··· SUPPLIED INFORMATION
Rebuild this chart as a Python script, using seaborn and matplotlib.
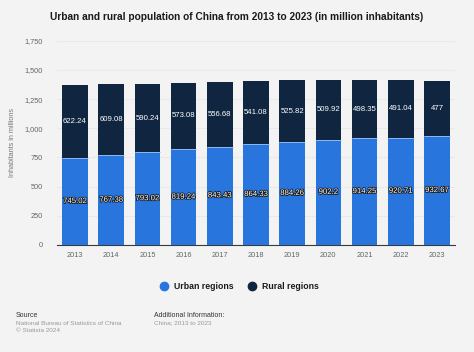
import numpy as np
import pandas as pd
import seaborn as sns
import matplotlib.pyplot as plt
import matplotlib.patheffects as pe
from matplotlib.lines import Line2D
from matplotlib.ticker import FuncFormatter

# data
years = ['2013', '2014', '2015', '2016', '2017', '2018', '2019', '2020', '2021', '2022', '2023']
urban = [745.02, 767.38, 793.02, 819.24, 843.43, 864.33, 884.26, 902.2, 914.25, 920.71, 932.67]
rural = [622.24, 609.08, 590.24, 573.08, 556.68, 541.08, 525.82, 509.92, 498.35, 491.04, 477]
y_ticks = [0, 250, 500, 750, 1000, 1250, 1500, 1750]

df = pd.DataFrame({'year': years, 'urban': urban, 'rural': rural})
df['total'] = df['urban'] + df['rural']

c_urban = '#2876dd'
c_rural = '#0f2540'
bg = '#f3f3f3'

sns.set_style('white')
plt.rcParams['font.family'] = ['Liberation Sans', 'DejaVu Sans']

fig = plt.figure(figsize=(4.74, 3.52), dpi=100, facecolor=bg)
ax = fig.add_axes([0.120, 0.304, 0.840, 0.580])
ax.set_facecolor(bg)

sns.barplot(data=df, x='year', y='total', color=c_rural, width=0.71,
            saturation=1, linewidth=0, ax=ax, zorder=2)
sns.barplot(data=df, x='year', y='urban', color=c_urban, width=0.71,
            saturation=1, linewidth=0, ax=ax, zorder=3)

# thin light seam between the segments
ax.hlines(df['urban'], np.arange(len(years)) - 0.355, np.arange(len(years)) + 0.355,
          color='#8fb8ee', lw=0.7, zorder=4)

stroke = [pe.withStroke(linewidth=1.2, foreground='#1a1a1a')]
for i, row in df.iterrows():
    ax.text(i, row['urban'] / 2, f"{row['urban']:g}", ha='center', va='center',
            color='white', fontsize=5.6, path_effects=stroke, zorder=5)
    ax.text(i, row['urban'] + row['rural'] / 2, f"{row['rural']:g}", ha='center',
            va='center', color='white', fontsize=5.6, zorder=5)

ax.set_ylim(0, 1750)
ax.set_xlim(-0.5, len(years) - 0.5)
ax.set_yticks(y_ticks)
ax.yaxis.set_major_formatter(FuncFormatter(lambda v, p: f'{int(v):,}'))
ax.grid(axis='y', color='#e9e9e9', lw=0.8, zorder=0)
ax.set_axisbelow(True)
sns.despine(ax=ax, left=True, top=True, right=True)
ax.spines['bottom'].set_color('#3a3a3a')
ax.spines['bottom'].set_linewidth(0.8)
ax.tick_params(axis='both', length=0, labelsize=5.3, labelcolor='#666666')
ax.tick_params(axis='x', pad=5)
ax.tick_params(axis='y', pad=10)
ax.set_xlabel('')
ax.set_ylabel('Inhabitants in millions', fontsize=5.2, color='#777777', labelpad=6)

fig.text(0.5, 0.952, 'Urban and rural population of China from 2013 to 2023 (in million inhabitants)',
         ha='center', va='center', fontsize=7.3, fontweight='bold', color='#1a1a1a')

handles = [Line2D([], [], marker='o', ls='', color=c_urban, markersize=6),
           Line2D([], [], marker='o', ls='', color=c_rural, markersize=6)]
fig.legend(handles, ['Urban regions', 'Rural regions'], loc='center',
           bbox_to_anchor=(0.5, 0.185), ncol=2, frameon=False, handletextpad=0.2,
           columnspacing=1.0, prop={'size': 6.3, 'weight': 'bold'}, labelcolor='#1a1a1a')

fig.text(0.034, 0.105, 'Source', fontsize=5, color='#333333', va='center')
fig.text(0.034, 0.082, 'National Bureau of Statistics of China', fontsize=4.6, color='#999999', va='center')
fig.text(0.034, 0.062, '\u00a9 Statista 2024', fontsize=4.6, color='#999999', va='center')
fig.text(0.325, 0.105, 'Additional Information:', fontsize=5, color='#333333', va='center')
fig.text(0.325, 0.082, 'China; 2013 to 2023', fontsize=4.6, color='#999999', va='center')

fig.savefig('out.png', dpi=100, facecolor=bg)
······
### WHAT IS NEEDED
All of the material above is to be copied exactly, except for its images.

### THE SOLUTION
Rebuild this chart as a Python script, using seaborn and matplotlib.
import numpy as np
import pandas as pd
import seaborn as sns
import matplotlib.pyplot as plt
import matplotlib.patheffects as pe
from matplotlib.lines import Line2D
from matplotlib.ticker import FuncFormatter

# data
years = ['2013', '2014', '2015', '2016', '2017', '2018', '2019', '2020', '2021', '2022', '2023']
urban = [745.02, 767.38, 793.02, 819.24, 843.43, 864.33, 884.26, 902.2, 914.25, 920.71, 932.67]
rural = [622.24, 609.08, 590.24, 573.08, 556.68, 541.08, 525.82, 509.92, 498.35, 491.04, 477]
y_ticks = [0, 250, 500, 750, 1000, 1250, 1500, 1750]

df = pd.DataFrame({'year': years, 'urban': urban, 'rural': rural})
df['total'] = df['urban'] + df['rural']

c_urban = '#2876dd'
c_rural = '#0f2540'
bg = '#f3f3f3'

sns.set_style('white')
plt.rcParams['font.family'] = ['Liberation Sans', 'DejaVu Sans']

fig = plt.figure(figsize=(4.74, 3.52), dpi=100, facecolor=bg)
ax = fig.add_axes([0.120, 0.304, 0.840, 0.580])
ax.set_facecolor(bg)

sns.barplot(data=df, x='year', y='total', color=c_rural, width=0.71,
            saturation=1, linewidth=0, ax=ax, zorder=2)
sns.barplot(data=df, x='year', y='urban', color=c_urban, width=0.71,
            saturation=1, linewidth=0, ax=ax, zorder=3)

# thin light seam between the segments
ax.hlines(df['urban'], np.arange(len(years)) - 0.355, np.arange(len(years)) + 0.355,
          color='#8fb8ee', lw=0.7, zorder=4)

stroke = [pe.withStroke(linewidth=1.2, foreground='#1a1a1a')]
for i, row in df.iterrows():
    ax.text(i, row['urban'] / 2, f"{row['urban']:g}", ha='center', va='center',
            color='white', fontsize=5.6, path_effects=stroke, zorder=5)
    ax.text(i, row['urban'] + row['rural'] / 2, f"{row['rural']:g}", ha='center',
            va='center', color='white', fontsize=5.6, zorder=5)

ax.set_ylim(0, 1750)
ax.set_xlim(-0.5, len(years) - 0.5)
ax.set_yticks(y_ticks)
ax.yaxis.set_major_formatter(FuncFormatter(lambda v, p: f'{int(v):,}'))
ax.grid(axis='y', color='#e9e9e9', lw=0.8, zorder=0)
ax.set_axisbelow(True)
sns.despine(ax=ax, left=True, top=True, right=True)
ax.spines['bottom'].set_color('#3a3a3a')
ax.spines['bottom'].set_linewidth(0.8)
ax.tick_params(axis='both', length=0, labelsize=5.3, labelcolor='#666666')
ax.tick_params(axis='x', pad=5)
ax.tick_params(axis='y', pad=10)
ax.set_xlabel('')
ax.set_ylabel('Inhabitants in millions', fontsize=5.2, color='#777777', labelpad=6)

fig.text(0.5, 0.952, 'Urban and rural population of China from 2013 to 2023 (in million inhabitants)',
         ha='center', va='center', fontsize=7.3, fontweight='bold', color='#1a1a1a')

handles = [Line2D([], [], marker='o', ls='', color=c_urban, markersize=6),
           Line2D([], [], marker='o', ls='', color=c_rural, markersize=6)]
fig.legend(handles, ['Urban regions', 'Rural regions'], loc='center',
           bbox_to_anchor=(0.5, 0.185), ncol=2, frameon=False, handletextpad=0.2,
           columnspacing=1.0, prop={'size': 6.3, 'weight': 'bold'}, labelcolor='#1a1a1a')

fig.text(0.034, 0.105, 'Source', fontsize=5, color='#333333', va='center')
fig.text(0.034, 0.082, 'National Bureau of Statistics of China', fontsize=4.6, color='#999999', va='center')
fig.text(0.034, 0.062, '\u00a9 Statista 2024', fontsize=4.6, color='#999999', va='center')
fig.text(0.325, 0.105, 'Additional Information:', fontsize=5, color='#333333', va='center')
fig.text(0.325, 0.082, 'China; 2013 to 2023', fontsize=4.6, color='#999999', va='center')

fig.savefig('out.png', dpi=100, facecolor=bg)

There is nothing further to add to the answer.